(CBS News) NEW DELHI, India -- The global manhunt for Edward Snowden has turned into a diplomatic standoff between the U.S. and Russia, with the Departments of Justice and State -- along with the FBI and White House -- all pushing the Russian government to hand over the NSA leaker.
Secretary of State John Kerry said Monday that the U.S. is doing everything it can do to apprehend him, describing the effort to persuade Russia that it is important to uphold the rule of law and to respect the relationship between the two nations.
"I hope our friends in Russia will do what is necessary," Kerry said in an interview with CBS News.
"Our country is doing everything that's possible," he said. "We have a coordinated effort between the State Department and Justice Department, the FBI, the White House in an effort to try to persuade our Russians colleagues that this is important, important to the US, important to them, in terms of upholding rule of law and we have returned 7 prisoners to them in the last two years that they requested; I think its very important to them to adhere to the rule of law and respect the relationship."
In a press conference in New Delhi earlier in the day, Kerry suggested that Snowden was in transit and seeking refuge in a third country. Hours later, Kerry told CBS News that "all the countries in Latin America, a lot of countries have been notified about the U.S. interest in this individual."
When pressed, Kerry refused to discuss the exact whereabouts of Snowden -- describing him as "on the lam" -- but said that his last known whereabouts were in Moscow.
"I simply want to say that this is a man who is accused of three charges of espionage against his country," Kerry said. "He is a fugitive from his own acts, ironically using countries that don't have internet freedom to help him."
The secretary avoided defining what the consequences would be for Russia if it continued to harbor Snowden, who was indicted on charges of espionage last week. He also avoided directly commenting on the Chinese government's decision to allow Snowden to travel. The U.S. has requested that the Hong Kong government help arrest Snowden.
Kerry admitted to CBS News that the U.S. knew very little about Snowden's escape from Hong Kong, acknowledging that "we don't know how he got on a plane or how he traveled."
Watch: Obama says U.S. pursuing Snowden through all "appropriate legal channels," below.
The U.S. revoked Snowden's U.S. passport on June 23, the same day he left Hong Kong. Wikileaks Foundation, which says it is paying the legal bills for Snowden, reported that Snowden had been traveling under U.N. refugee status and that he was under diplomatic protection. The Ecuadorean government also announced that it had received a request for asylum from Snowden.

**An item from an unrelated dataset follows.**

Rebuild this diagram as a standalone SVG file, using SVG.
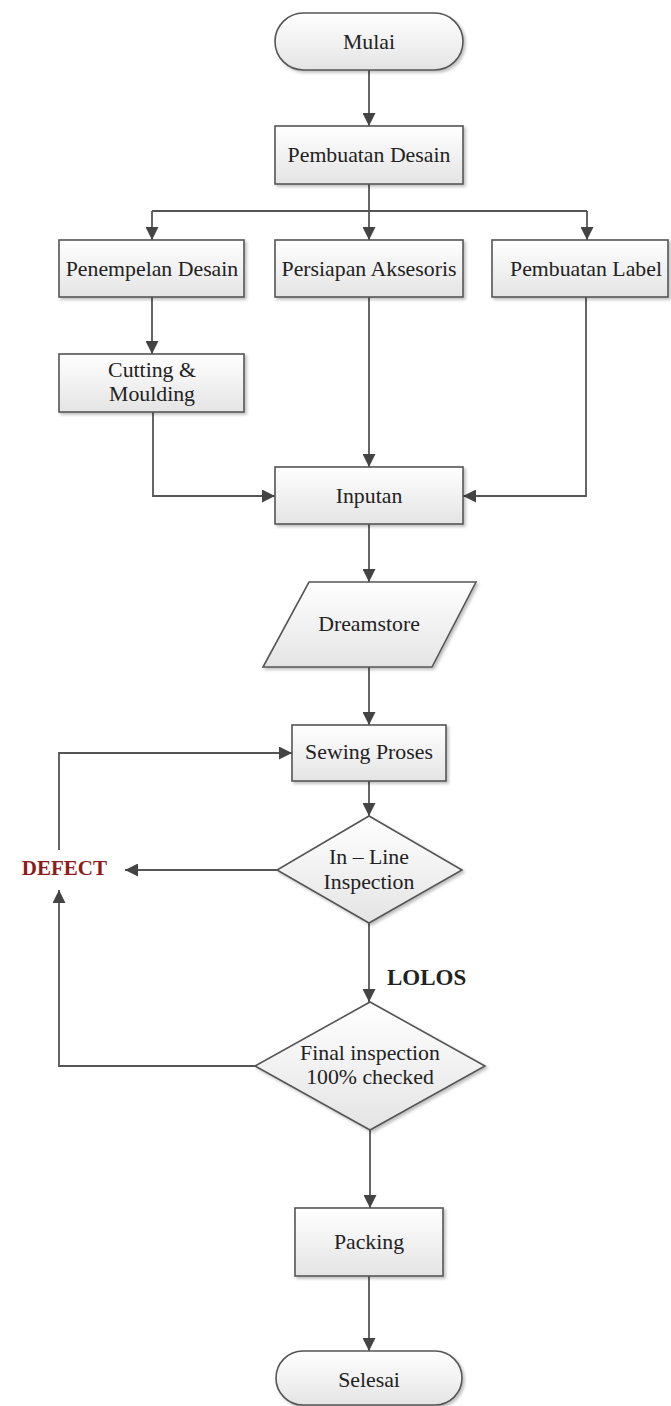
<svg xmlns="http://www.w3.org/2000/svg" width="671" height="1406" viewBox="0 0 671 1406">
<defs>
<linearGradient id="g" x1="0" y1="0" x2="0" y2="1"><stop offset="0" stop-color="#ffffff"/><stop offset="1" stop-color="#e4e4e4"/></linearGradient>
<filter id="sh" x="-10%" y="-10%" width="125%" height="130%"><feDropShadow dx="2" dy="2" stdDeviation="1.5" flood-color="#000" flood-opacity="0.25"/></filter>
<marker id="ar" viewBox="0 0 10 10" refX="10" refY="5" markerWidth="13" markerHeight="13" markerUnits="userSpaceOnUse" orient="auto"><path d="M0,0 L10,5 L0,10 Z" fill="#444"/></marker>
</defs>
<style>
.n{fill:url(#g);stroke:#555;stroke-width:1.6;filter:url(#sh)}
.t{font-family:"Liberation Serif",serif;font-size:21.8px;fill:#222;text-anchor:middle;dominant-baseline:central}
.c{fill:none;stroke:#555;stroke-width:1.8;marker-end:url(#ar)}
.p{fill:none;stroke:#555;stroke-width:1.8}
.b{font-family:"Liberation Serif",serif;font-weight:bold;dominant-baseline:central}
</style>
<rect width="671" height="1406" fill="#fff"/>
<g id="connectors">
<path class="c" d="M369,70 V126"/>
<path class="p" d="M369,184 V211"/>
<path class="p" d="M152,211 H587"/>
<path class="c" d="M152,211 V240"/>
<path class="c" d="M369,211 V240"/>
<path class="c" d="M587,211 V240"/>
<path class="c" d="M152,297 V354"/>
<path class="c" d="M369,297 V467"/>
<path class="c" d="M153,412 V496 H275"/>
<path class="c" d="M586,297 V496 H463"/>
<path class="c" d="M369,524 V582"/>
<path class="c" d="M369,667 V725"/>
<path class="c" d="M369,781 V816"/>
<path class="c" d="M277,870 H125"/>
<path class="c" d="M59,850 V753 H292"/>
<path class="c" d="M369,923 V1002"/>
<path class="c" d="M255,1066 H59 V890"/>
<path class="c" d="M370,1130 V1208"/>
<path class="c" d="M369,1276 V1351"/>
</g>
<g id="mulai"><rect class="n" x="275" y="13" width="188" height="57" rx="28.5"/><text class="t" x="369" y="42">Mulai</text></g>
<g id="pembuatan-desain"><rect class="n" x="275" y="126" width="188" height="58"/><text class="t" x="369" y="155">Pembuatan Desain</text></g>
<g id="penempelan-desain"><rect class="n" x="59" y="240" width="185" height="57"/><text class="t" x="152" y="269">Penempelan Desain</text></g>
<g id="persiapan-aksesoris"><rect class="n" x="275" y="240" width="188" height="57"/><text class="t" x="369" y="269">Persiapan Aksesoris</text></g>
<g id="pembuatan-label"><rect class="n" x="492" y="240" width="176" height="57"/><text class="t" x="586" y="269">Pembuatan Label</text></g>
<g id="cutting"><rect class="n" x="59" y="354" width="185" height="58"/><text class="t" x="152" y="370">Cutting &amp;</text><text class="t" x="152" y="394">Moulding</text></g>
<g id="inputan"><rect class="n" x="275" y="467" width="188" height="57"/><text class="t" x="369" y="496">Inputan</text></g>
<g id="dreamstore"><polygon class="n" points="309,582 476,582 432,667 263,667"/><text class="t" x="369" y="624">Dreamstore</text></g>
<g id="sewing"><rect class="n" x="292" y="725" width="154" height="56"/><text class="t" x="369" y="752">Sewing Proses</text></g>
<g id="inline"><polygon class="n" points="369,816 462,870 369,923 277,870"/><text class="t" x="369" y="857">In – Line</text><text class="t" x="369" y="882">Inspection</text></g>
<g id="defect"><text class="b" x="107" y="868" font-size="21" text-anchor="end" fill="#8e1b1b">DEFECT</text></g>
<g id="lolos"><text class="b" x="387" y="977" font-size="23" fill="#222">LOLOS</text></g>
<g id="final"><polygon class="n" points="370,1002 485,1066 370,1130 255,1066"/><text class="t" x="370" y="1053">Final inspection</text><text class="t" x="370" y="1077">100% checked</text></g>
<g id="packing"><rect class="n" x="295" y="1208" width="148" height="68"/><text class="t" x="369" y="1242">Packing</text></g>
<g id="selesai"><rect class="n" x="276" y="1351" width="186" height="54" rx="27"/><text class="t" x="369" y="1380">Selesai</text></g>
</svg>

Critics said the State Department was too slow to respond and that it missed an opportunity to restrict Snowden's travel by revoking his passport earlier, but Kerry said it wasn't clear whether Snowden was traveling on his U.S. passport or an alternative document.
The Secretary of State defended his Department's staff and said they had been working all weekend, full time, to tackle the publicity crisis and diplomatic standoff.
"We do know that his passport was appropriately cancelled within two hours, I think, of the complaint being made public," Kerry explained.